Markets will parse this as an incremental but meaningful increase in the probability of temporary or localized disruption to Hormuz traffic, even though no closure or large‑scale attack is yet reported. Energy traders are likely to add a risk premium to Brent and WTI, with immediate focus on front‑month crude and products exposed to Gulf loadings. LNG and LPG shipping in the region may see wider bid‑ask spreads and higher day rates as owners demand compensation for elevated risk. Gold and perceived safe‑haven currencies could catch a bid as geopolitical hedges, while GCC sovereign spreads may widen modestly if investors fear an extended volatility episode.
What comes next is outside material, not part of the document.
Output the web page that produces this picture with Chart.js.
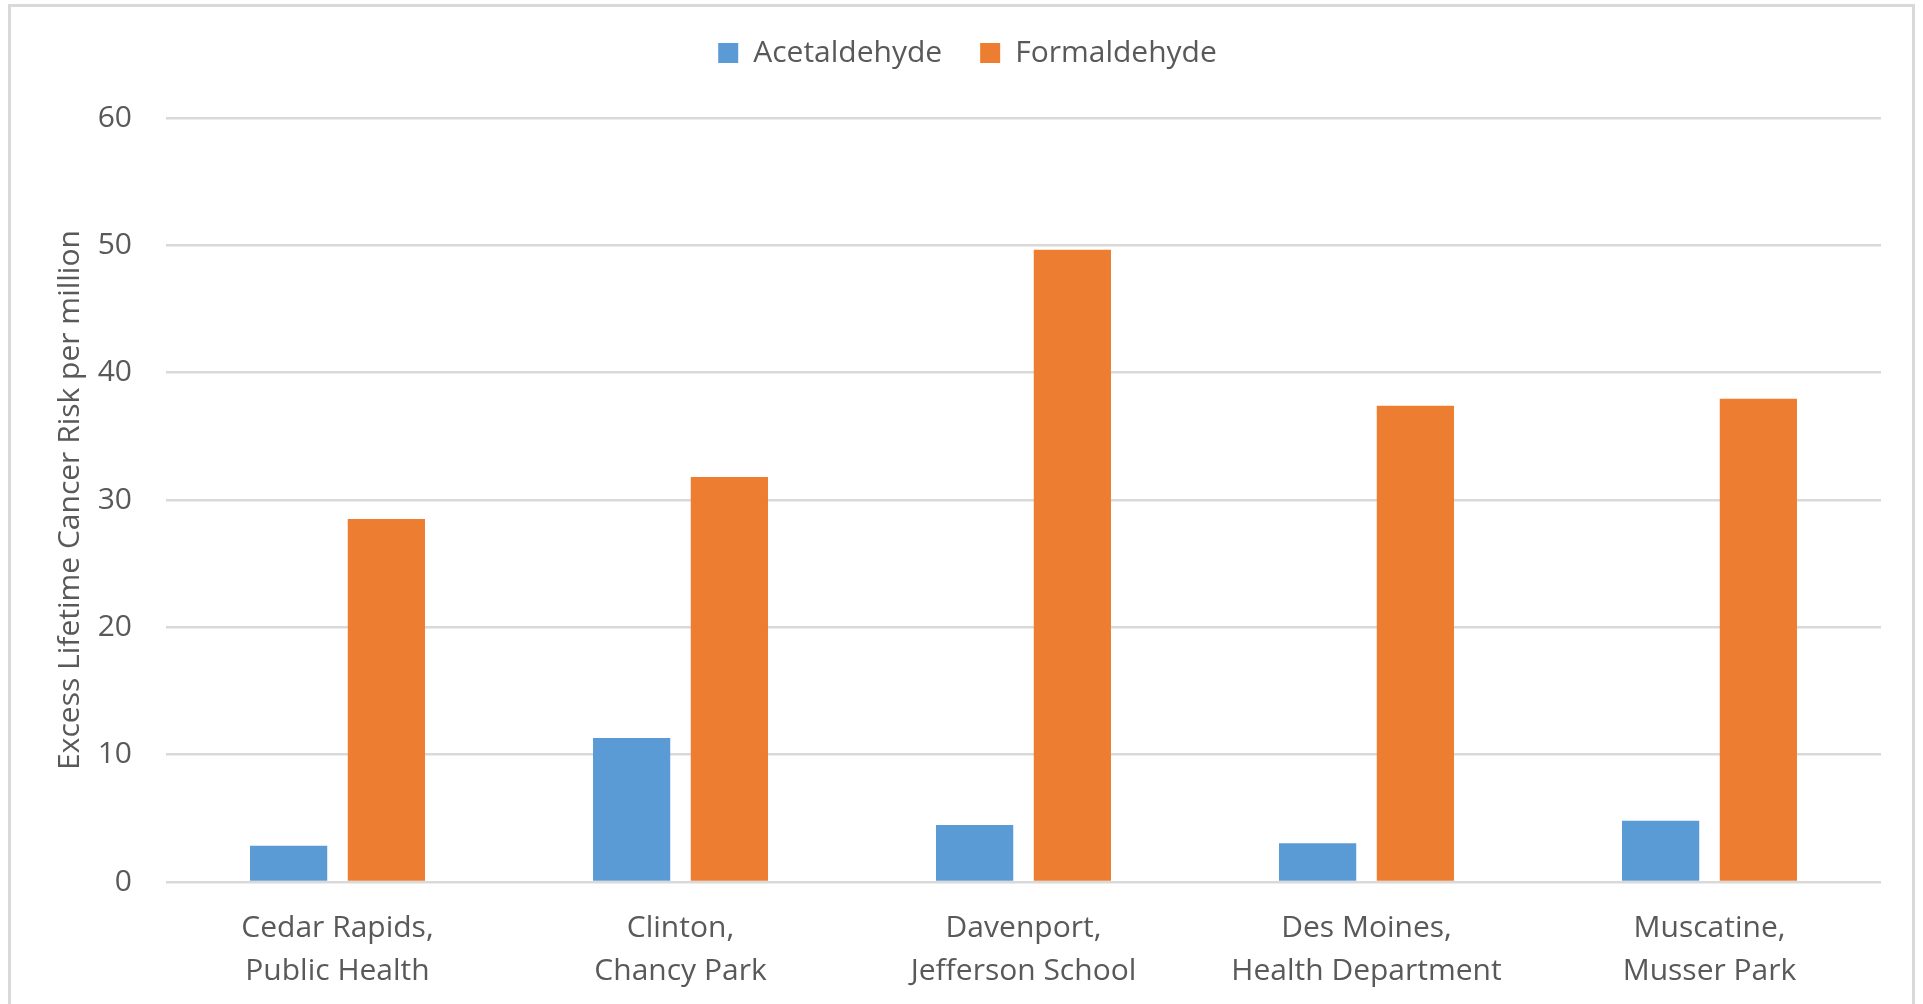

Regional airlines and tourism‑linked equities in Bahrain and the broader Gulf could see pressure if investors price in a less secure threat environment.

Over the next 24–48 hours, critical watch points include: (1) physical and satellite imagery evidence confirming impact points in Bahrain and any follow‑up strikes; (2) identification of the projectile used against the tanker—drone, missile, or other—and any claim of responsibility; (3) changes in US and coalition naval posture in and around the Strait of Hormuz, including new convoy or escort measures; (4) Tehran’s public messaging—whether it links the Bahrain and tanker incidents to its claimed “response” or maintains ambiguity; and (5) any explicit threats against oil infrastructure or announcements by major tanker operators about rerouting or suspending Gulf calls. Any move from isolated incidents to systematic targeting of shipping or Gulf energy assets would rapidly elevate this from a warning‑level escalation to a front‑page global crisis with substantial market dislocation.

MARKET IMPACT ASSESSMENT: Heightened risk premium for crude and product tankers via Hormuz; bullish near-term for Brent and WTI, supportive for gold and defensive FX (USD, CHF), negative for Gulf tourism/aviation and potentially for EM FX with high external funding needs. Shipping insurers likely to widen war‑risk premiums for Gulf routes; watch for repricing in energy equities, LNG shipping, and regional sovereign CDS.